Are solo efforts ever better?


I’m sure someone will think of something, but IMO, I can’t think of any artist that went solo and produced a significant amount of material that was “better” musically than what they did with their bands. Paul Simon did some decent stuff, but I don’t think it ever reached the artistic levels of what S&G did together.  Sting, Fogarty, Bruce…  I guess Diana Ross and Beyoncé were far more successful solo, but I think the Supremes and Destiny were more of window dressing for the star and less of a collective effort. Again, IMO. What do you think?  

chayro

Showing 3 responses by lowrider57

@bdp24 

I'm not sure I understand your breakdown of solo artists, it doesn't follow @chayro 's original post.

Are you saying Debbie Harry was better solo than when she fronted Blondie? And Clapton, you don't mention Cream. Was his solo career better? 

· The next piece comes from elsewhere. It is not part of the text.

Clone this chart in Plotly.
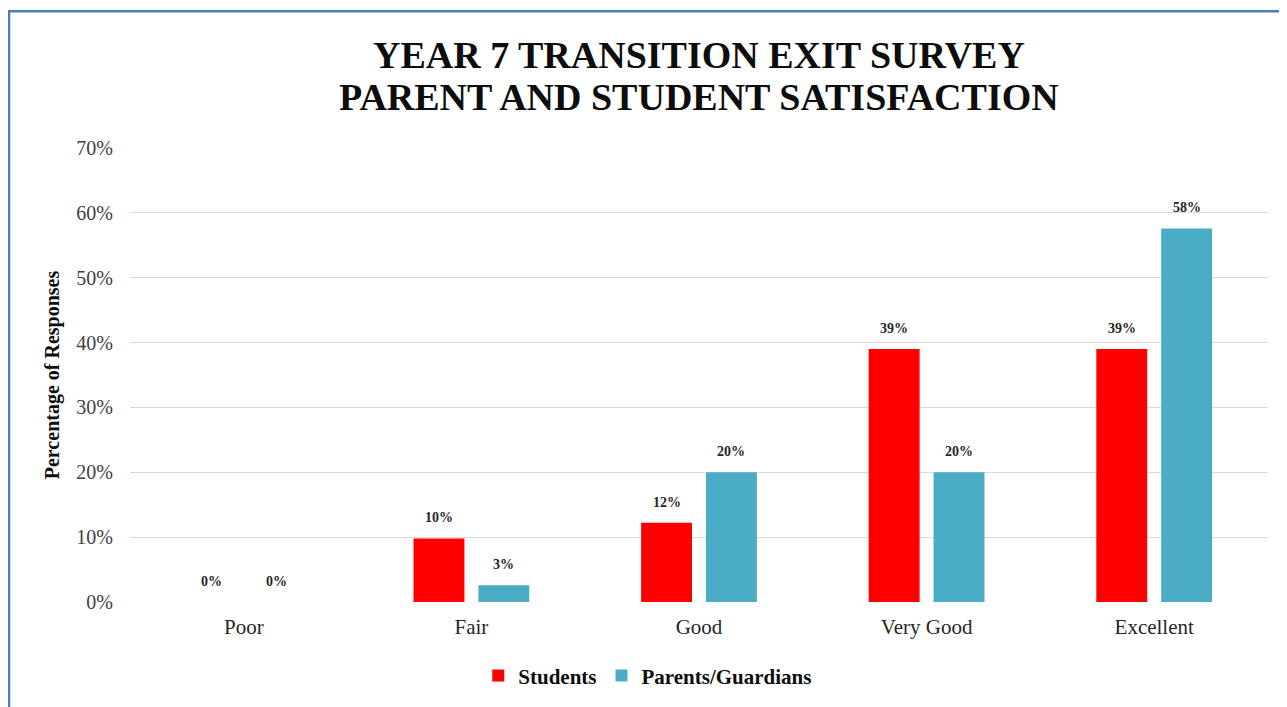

Rockpile is a complicated one. Dave Edmonds is a great talent and is intertwined with Nick Lowe and Rockpile. IMO, solo Edmonds would be greater than the one-off Rockpile. I was lucky enough to see Rockpile live as headliners circa 1980. 

@bdp24 

Maybe Monster could also mean popular. Pure Prairie League sure qualifies. Also Brinsley Schwarz, agree with you about Nick Lowe and Dave Edmonds (super talented).

I must say I was a Blondie fan from the beginning, seeing the band play in NYC 1976, 77. Debbie's solo work was weak. She had success with dance club stuff.

I think he took the bass  player and someone else too though. Got away from Jeff Beck. 

@brunomarcs 

That someone was Ronnie Wood. They formed The Faces with members from Small Faces.